━━━━━ SUPPLIED DATA ━━━━━

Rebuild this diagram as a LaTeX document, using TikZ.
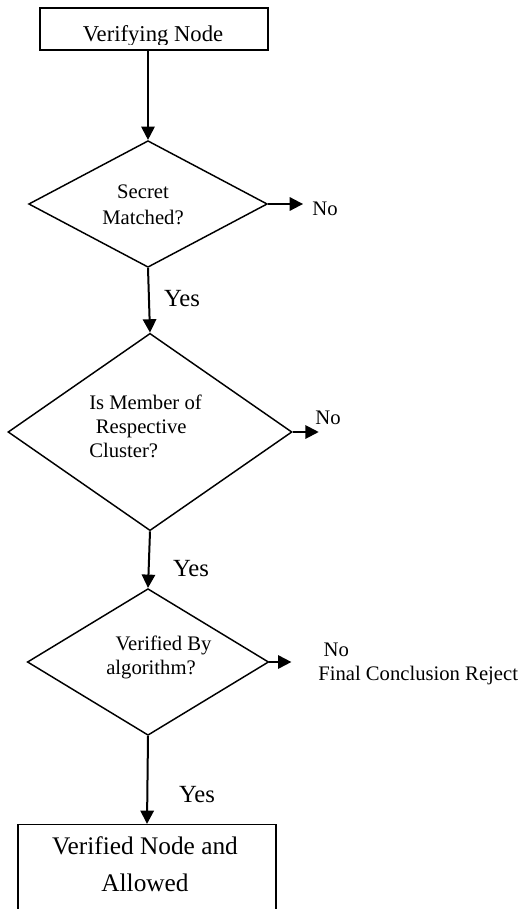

━━━━━
━━━━━ SUPPLIED DATA ━━━━━

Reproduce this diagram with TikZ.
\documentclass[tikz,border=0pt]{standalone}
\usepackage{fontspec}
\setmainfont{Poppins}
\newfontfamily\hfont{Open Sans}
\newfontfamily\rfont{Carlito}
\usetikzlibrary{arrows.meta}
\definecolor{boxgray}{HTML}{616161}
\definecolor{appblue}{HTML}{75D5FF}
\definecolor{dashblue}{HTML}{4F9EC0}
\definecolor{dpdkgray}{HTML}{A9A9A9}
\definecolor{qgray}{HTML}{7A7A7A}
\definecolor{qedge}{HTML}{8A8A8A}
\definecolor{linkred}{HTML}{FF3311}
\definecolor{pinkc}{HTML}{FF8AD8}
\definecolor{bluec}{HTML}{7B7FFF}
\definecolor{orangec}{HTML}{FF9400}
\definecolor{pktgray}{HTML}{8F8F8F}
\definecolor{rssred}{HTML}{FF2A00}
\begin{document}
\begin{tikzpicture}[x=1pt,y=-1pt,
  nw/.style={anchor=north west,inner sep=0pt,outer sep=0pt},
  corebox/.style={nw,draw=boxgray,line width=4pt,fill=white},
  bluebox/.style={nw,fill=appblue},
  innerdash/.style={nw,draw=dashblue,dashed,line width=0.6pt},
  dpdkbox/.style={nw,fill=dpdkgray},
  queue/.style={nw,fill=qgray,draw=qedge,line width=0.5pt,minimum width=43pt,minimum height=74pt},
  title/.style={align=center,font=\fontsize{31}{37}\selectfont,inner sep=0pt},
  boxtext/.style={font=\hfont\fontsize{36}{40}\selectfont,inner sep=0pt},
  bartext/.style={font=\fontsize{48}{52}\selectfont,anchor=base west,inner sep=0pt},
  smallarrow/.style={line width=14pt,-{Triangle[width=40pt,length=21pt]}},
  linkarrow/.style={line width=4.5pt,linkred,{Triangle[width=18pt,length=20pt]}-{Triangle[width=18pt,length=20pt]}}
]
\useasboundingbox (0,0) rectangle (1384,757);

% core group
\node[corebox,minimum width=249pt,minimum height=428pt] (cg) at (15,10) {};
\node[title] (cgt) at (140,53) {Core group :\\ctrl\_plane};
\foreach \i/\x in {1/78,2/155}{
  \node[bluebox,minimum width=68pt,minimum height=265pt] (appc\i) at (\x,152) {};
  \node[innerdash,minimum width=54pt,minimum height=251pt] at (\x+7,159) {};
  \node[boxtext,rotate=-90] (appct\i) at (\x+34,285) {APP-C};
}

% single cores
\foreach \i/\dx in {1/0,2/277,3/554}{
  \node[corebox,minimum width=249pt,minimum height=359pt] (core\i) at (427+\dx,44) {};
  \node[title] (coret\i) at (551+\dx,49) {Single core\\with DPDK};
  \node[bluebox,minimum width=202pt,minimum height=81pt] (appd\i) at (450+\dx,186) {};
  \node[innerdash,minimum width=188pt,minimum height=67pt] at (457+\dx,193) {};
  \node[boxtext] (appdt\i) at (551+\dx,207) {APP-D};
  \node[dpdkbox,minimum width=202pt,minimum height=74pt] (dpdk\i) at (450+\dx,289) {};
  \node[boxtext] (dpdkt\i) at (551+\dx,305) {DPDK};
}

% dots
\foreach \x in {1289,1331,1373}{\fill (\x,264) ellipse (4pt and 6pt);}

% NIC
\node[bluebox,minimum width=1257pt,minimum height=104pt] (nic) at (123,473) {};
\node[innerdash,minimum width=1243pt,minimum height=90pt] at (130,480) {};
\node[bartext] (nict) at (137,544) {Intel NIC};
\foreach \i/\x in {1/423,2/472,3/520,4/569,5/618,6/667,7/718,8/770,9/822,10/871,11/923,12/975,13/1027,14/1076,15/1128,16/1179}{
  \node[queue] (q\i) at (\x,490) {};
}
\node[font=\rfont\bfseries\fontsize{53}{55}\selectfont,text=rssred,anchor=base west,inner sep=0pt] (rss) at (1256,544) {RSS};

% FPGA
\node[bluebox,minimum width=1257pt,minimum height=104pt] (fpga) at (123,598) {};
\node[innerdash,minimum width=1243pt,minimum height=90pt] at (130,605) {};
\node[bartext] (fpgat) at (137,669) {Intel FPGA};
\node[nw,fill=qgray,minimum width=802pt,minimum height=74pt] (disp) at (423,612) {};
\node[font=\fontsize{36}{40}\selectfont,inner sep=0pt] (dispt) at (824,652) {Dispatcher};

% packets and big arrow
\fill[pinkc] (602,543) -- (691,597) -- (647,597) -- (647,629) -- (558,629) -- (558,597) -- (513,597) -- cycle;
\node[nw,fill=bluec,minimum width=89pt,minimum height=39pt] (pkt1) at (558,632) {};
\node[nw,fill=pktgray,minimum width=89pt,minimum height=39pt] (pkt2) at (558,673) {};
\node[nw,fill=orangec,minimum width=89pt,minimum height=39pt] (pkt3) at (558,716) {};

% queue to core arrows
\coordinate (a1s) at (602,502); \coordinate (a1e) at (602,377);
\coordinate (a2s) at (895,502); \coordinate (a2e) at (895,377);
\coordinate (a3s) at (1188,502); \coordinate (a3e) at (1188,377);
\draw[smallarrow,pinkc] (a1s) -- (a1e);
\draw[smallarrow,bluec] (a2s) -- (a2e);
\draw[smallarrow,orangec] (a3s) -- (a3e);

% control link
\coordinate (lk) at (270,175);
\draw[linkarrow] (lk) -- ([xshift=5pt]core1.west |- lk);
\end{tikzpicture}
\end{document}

━━━━━
━━━━━ SUPPLIED DATA ━━━━━

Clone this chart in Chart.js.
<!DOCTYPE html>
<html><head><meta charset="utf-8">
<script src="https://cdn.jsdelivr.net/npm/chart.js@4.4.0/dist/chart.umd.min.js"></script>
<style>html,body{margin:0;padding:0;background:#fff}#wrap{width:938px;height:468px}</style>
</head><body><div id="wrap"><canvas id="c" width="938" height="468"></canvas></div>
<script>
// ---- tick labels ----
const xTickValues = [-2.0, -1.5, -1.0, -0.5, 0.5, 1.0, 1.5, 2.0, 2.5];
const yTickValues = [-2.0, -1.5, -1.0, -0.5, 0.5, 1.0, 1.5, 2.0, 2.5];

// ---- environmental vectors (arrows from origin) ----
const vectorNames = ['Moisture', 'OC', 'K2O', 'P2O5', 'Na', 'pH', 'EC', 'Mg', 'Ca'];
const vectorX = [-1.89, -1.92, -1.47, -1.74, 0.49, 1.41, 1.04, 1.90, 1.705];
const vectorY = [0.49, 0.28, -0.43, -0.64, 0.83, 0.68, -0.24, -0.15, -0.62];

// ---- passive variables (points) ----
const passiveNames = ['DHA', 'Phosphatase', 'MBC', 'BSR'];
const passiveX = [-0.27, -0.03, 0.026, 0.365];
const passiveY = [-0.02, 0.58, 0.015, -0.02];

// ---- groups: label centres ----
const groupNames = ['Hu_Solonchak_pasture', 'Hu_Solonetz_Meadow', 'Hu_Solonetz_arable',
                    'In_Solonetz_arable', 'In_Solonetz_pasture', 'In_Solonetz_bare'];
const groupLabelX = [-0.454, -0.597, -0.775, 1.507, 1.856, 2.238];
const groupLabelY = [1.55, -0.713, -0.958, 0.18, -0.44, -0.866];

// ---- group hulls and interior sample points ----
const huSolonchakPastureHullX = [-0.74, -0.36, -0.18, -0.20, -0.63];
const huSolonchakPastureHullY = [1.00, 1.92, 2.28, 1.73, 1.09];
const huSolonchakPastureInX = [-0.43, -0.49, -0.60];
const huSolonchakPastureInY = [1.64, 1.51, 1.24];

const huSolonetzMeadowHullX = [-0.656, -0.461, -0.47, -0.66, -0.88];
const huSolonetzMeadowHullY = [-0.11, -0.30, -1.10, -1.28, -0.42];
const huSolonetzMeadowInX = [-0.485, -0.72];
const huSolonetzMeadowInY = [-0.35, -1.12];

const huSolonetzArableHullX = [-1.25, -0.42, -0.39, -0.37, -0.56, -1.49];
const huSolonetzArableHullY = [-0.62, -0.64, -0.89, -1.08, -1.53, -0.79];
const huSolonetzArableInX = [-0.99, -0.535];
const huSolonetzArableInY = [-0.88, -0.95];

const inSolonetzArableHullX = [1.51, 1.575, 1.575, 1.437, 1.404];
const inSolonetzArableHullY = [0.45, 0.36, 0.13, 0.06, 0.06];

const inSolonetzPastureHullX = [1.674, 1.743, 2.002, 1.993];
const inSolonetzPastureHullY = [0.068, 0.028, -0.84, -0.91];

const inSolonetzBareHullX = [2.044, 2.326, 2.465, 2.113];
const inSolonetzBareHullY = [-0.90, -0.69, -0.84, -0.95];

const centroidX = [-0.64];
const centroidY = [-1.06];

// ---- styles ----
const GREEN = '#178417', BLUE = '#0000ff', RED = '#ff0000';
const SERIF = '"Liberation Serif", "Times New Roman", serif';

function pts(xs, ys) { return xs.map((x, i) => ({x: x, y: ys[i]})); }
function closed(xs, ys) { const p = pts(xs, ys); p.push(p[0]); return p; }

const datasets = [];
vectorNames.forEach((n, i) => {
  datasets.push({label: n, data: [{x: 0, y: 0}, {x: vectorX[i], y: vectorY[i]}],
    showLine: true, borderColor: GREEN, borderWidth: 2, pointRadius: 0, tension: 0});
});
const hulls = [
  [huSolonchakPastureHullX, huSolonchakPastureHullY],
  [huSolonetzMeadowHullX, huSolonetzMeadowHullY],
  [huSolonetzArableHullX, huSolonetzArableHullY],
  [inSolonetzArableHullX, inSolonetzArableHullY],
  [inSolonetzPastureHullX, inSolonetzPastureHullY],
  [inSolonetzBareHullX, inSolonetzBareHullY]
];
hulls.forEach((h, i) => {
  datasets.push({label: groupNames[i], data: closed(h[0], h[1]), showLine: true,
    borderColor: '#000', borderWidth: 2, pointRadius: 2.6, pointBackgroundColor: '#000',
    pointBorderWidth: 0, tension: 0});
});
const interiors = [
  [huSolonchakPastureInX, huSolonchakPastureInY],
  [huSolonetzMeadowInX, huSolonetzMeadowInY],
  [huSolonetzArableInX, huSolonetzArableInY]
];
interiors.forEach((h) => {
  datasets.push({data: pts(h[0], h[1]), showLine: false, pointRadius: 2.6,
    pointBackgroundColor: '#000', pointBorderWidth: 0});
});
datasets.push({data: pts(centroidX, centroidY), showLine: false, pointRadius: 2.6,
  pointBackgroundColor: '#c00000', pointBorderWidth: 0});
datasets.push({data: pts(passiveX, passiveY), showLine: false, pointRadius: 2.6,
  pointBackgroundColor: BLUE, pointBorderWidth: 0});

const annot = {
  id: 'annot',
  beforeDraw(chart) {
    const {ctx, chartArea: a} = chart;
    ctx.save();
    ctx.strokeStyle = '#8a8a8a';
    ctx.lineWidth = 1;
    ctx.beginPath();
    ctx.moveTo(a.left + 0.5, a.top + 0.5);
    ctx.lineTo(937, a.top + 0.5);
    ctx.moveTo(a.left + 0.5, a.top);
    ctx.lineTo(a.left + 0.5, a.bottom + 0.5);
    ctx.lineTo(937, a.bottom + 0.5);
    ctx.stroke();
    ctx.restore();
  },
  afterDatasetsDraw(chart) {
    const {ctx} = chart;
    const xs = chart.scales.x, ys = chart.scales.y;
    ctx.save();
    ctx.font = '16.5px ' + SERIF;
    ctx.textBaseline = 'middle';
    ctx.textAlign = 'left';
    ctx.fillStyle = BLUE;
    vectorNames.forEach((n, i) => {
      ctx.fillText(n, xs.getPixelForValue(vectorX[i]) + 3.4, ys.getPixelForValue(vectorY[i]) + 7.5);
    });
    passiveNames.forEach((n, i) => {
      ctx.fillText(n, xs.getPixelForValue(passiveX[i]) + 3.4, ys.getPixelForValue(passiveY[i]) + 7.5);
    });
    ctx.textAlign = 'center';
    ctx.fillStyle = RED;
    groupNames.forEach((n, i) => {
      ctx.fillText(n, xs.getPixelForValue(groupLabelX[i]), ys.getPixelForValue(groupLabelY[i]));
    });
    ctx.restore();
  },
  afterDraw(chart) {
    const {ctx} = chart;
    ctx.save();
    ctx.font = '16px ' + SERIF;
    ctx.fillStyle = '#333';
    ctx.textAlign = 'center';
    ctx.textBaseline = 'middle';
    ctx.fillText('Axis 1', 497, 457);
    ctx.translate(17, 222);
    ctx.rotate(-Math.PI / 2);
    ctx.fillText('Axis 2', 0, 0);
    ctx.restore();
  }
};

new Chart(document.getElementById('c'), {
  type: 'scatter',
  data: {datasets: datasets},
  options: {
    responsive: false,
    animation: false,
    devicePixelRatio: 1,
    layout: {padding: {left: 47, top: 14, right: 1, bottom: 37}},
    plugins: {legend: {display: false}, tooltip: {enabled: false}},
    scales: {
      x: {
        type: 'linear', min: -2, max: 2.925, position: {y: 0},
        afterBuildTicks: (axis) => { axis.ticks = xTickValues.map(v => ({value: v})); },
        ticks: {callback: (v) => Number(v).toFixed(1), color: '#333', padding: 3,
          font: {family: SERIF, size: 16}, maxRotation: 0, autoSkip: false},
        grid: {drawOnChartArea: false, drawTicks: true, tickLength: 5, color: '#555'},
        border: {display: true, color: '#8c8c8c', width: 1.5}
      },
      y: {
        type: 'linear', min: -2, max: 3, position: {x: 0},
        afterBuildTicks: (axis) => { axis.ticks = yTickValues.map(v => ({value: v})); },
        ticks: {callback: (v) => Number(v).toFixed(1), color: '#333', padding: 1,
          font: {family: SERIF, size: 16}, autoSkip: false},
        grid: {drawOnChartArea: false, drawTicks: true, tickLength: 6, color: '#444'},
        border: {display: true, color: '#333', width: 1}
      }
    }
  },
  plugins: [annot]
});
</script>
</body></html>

━━━━━

_TASK DETAILS_
Show all lines in the entries above where the word "diagram" appears.

_RESPONSE TO THE TASK_
Rebuild this diagram as a LaTeX document, using TikZ.
Reproduce this diagram with TikZ.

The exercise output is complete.